Prognosis of Dimensional Stability and Mass per Unit Area of Single Jersey Cotton Knitted Fabric with Fuzzy Inference System

Endeavour has been made in this research work using experimental data for constructing a fuzzy inference model based on the Mamdani approach to prognosticate the shrinkage and mass per unit area of a single jersey cotton knitted fabric. To control the dimensional stability of the cotton knitted fabric in advance, an artificial intelligent system is required in the knitting industry which simulates all product and process variables and is able to give human-like decisions in advance. The most important controlling parameters of knitted fabric properties such as stitch length, yarn count and overfeed percentage in stenter were considered as input variables, and mass per unit area, lengthwise shrinkage and widthwise shrinkage as output variables. Overall, 35 experiments were conducted to construct the model, varying different parameters. The applicability of the model was validated by comparing the results from 15 newly conducted experiments.
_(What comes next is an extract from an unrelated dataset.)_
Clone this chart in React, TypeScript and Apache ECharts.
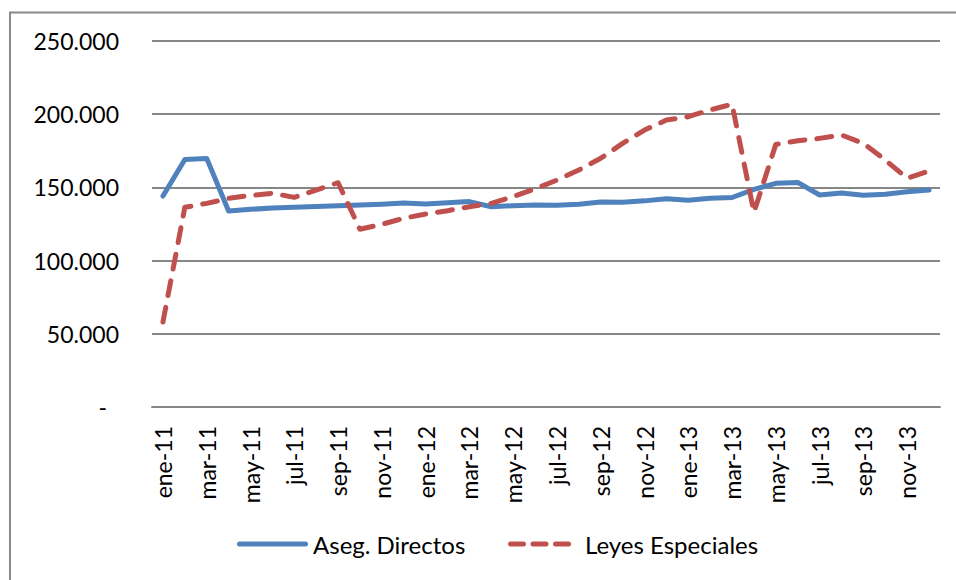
import React, { useEffect, useRef } from "react";
import * as echarts from "echarts";

const months = ["ene", "feb", "mar", "abr", "may", "jun", "jul", "ago", "sep", "oct", "nov", "dic"];
const years = ["11", "12", "13"];
const categories: string[] = years.flatMap((y) => months.map((m) => `${m}-${y}`));

const asegDirectos = [
  144100, 169000, 169800, 133900, 135000, 136000, 136500, 137000, 137500, 138000, 138500, 139300,
  138700, 139500, 140300, 136800, 137500, 138000, 137800, 138500, 140000, 139900, 140800, 142300,
  141200, 142600, 143100, 148700, 152800, 153400, 144800, 146200, 144600, 145300, 147000, 148200,
];

const leyesEspeciales = [
  58000, 136400, 139100, 142500, 144500, 146000, 143200, 148200, 153200, 121400, 124800, 128900,
  131800, 134100, 136800, 139100, 143700, 149000, 155000, 161900, 169900, 180100, 189200, 196000,
  198300, 202900, 206800, 133000, 179400, 181900, 183500, 185800, 180100, 168700, 156200, 161200,
];

const seriesNames = ["Aseg. Directos", "Leyes Especiales"];
const yTicks = { min: 0, max: 250000, interval: 50000 };

const FONT = "Lato";
const BLUE = "#4F81BD";
const RED = "#C0504D";

const solidIcon = "path://M2.5,0 H68.5 A2.5,2.5 0 0 1 68.5,5 H2.5 A2.5,2.5 0 0 1 2.5,0 Z";
const dashIcon =
  "path://M2.5,0 H15.5 A2.5,2.5 0 0 1 15.5,5 H2.5 A2.5,2.5 0 0 1 2.5,0 Z " +
  "M25,0 H38 A2.5,2.5 0 0 1 38,5 H25 A2.5,2.5 0 0 1 25,0 Z " +
  "M47.5,0 H60.5 A2.5,2.5 0 0 1 60.5,5 H47.5 A2.5,2.5 0 0 1 47.5,0 Z";

function fmt(v: number): string {
  if (v === 0) return "{z|-}";
  return Math.round(v).toString().replace(/\B(?=(\d{3})+(?!\d))/g, ".");
}

const legendText = { fontFamily: FONT, fontSize: 24, color: "#000" };

export default function App() {
  const ref = useRef<HTMLDivElement>(null);
  useEffect(() => {
    if (!ref.current) return;
    const chart = echarts.init(ref.current, null, { renderer: "svg" });
    chart.setOption({
      animation: false,
      backgroundColor: "#ffffff",
      textStyle: { fontFamily: FONT },
      grid: { left: 152, right: 16, top: 41, bottom: 173, containLabel: false },
      graphic: [
        {
          type: "rect",
          shape: { x: 10, y: 12.5, width: 1000, height: 600 },
          style: { fill: "none", stroke: "#8a8a8a", lineWidth: 2 },
          silent: true,
        },
      ],
      legend: [
        {
          left: 232,
          top: 527,
          itemWidth: 71,
          itemHeight: 5,
          textStyle: legendText,
          data: [{ name: seriesNames[0], icon: solidIcon }],
        },
        {
          left: 503,
          top: 527,
          itemWidth: 63,
          itemHeight: 5,
          itemGap: 0,
          textStyle: { ...legendText, padding: [0, 0, 0, 9] },
          data: [{ name: seriesNames[1], icon: dashIcon }],
        },
      ],
      xAxis: {
        type: "category",
        data: categories,
        boundaryGap: true,
        axisLine: { lineStyle: { color: "#868686", width: 2 } },
        axisTick: { show: false },
        axisLabel: {
          rotate: 90,
          interval: 1,
          margin: 19,
          fontFamily: FONT,
          fontSize: 23,
          color: "#000",
        },
        splitLine: { show: false },
      },
      yAxis: {
        type: "value",
        min: yTicks.min,
        max: yTicks.max,
        interval: yTicks.interval,
        axisLine: { show: false },
        axisTick: { show: false },
        axisLabel: {
          margin: 33,
          fontFamily: FONT,
          fontSize: 23,
          color: "#000",
          formatter: (v: number) => fmt(v),
          rich: { z: { fontFamily: FONT, fontSize: 23, color: "#000", padding: [0, 12, 0, 0] } },
        },
        splitLine: { lineStyle: { color: "#868686", width: 2 } },
      },
      series: [
        {
          name: seriesNames[0],
          type: "line",
          data: asegDirectos,
          symbol: "none",
          lineStyle: { color: BLUE, width: 5, cap: "round", join: "round" },
          itemStyle: { color: BLUE },
          z: 2,
        },
        {
          name: seriesNames[1],
          type: "line",
          data: leyesEspeciales,
          symbol: "none",
          lineStyle: { color: RED, width: 5, type: [15, 12], cap: "round", join: "round" },
          itemStyle: { color: RED },
          z: 3,
        },
      ],
    });
    return () => chart.dispose();
  }, []);
  return (
    <div
      ref={ref}
      style={{ position: "absolute", left: 0, top: 0, width: 956, height: 580, background: "#fff" }}
    />
  );
}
The coefficient of determination of predicted and actual data for mass per unit area, lengthwise shrinkage and widthwise shrinkage were 0.97, 0.99 and 0.99, respectively which validates the model relatively effectively for an industrial application. The proposed model can assist a fabric manufacturer by taking a decision in selecting knitting and finishing parameters prior to producing the fabric. Moreover, it can reduce the time and energy required, and waste produced in the process by skipping the sample development step before bulk production.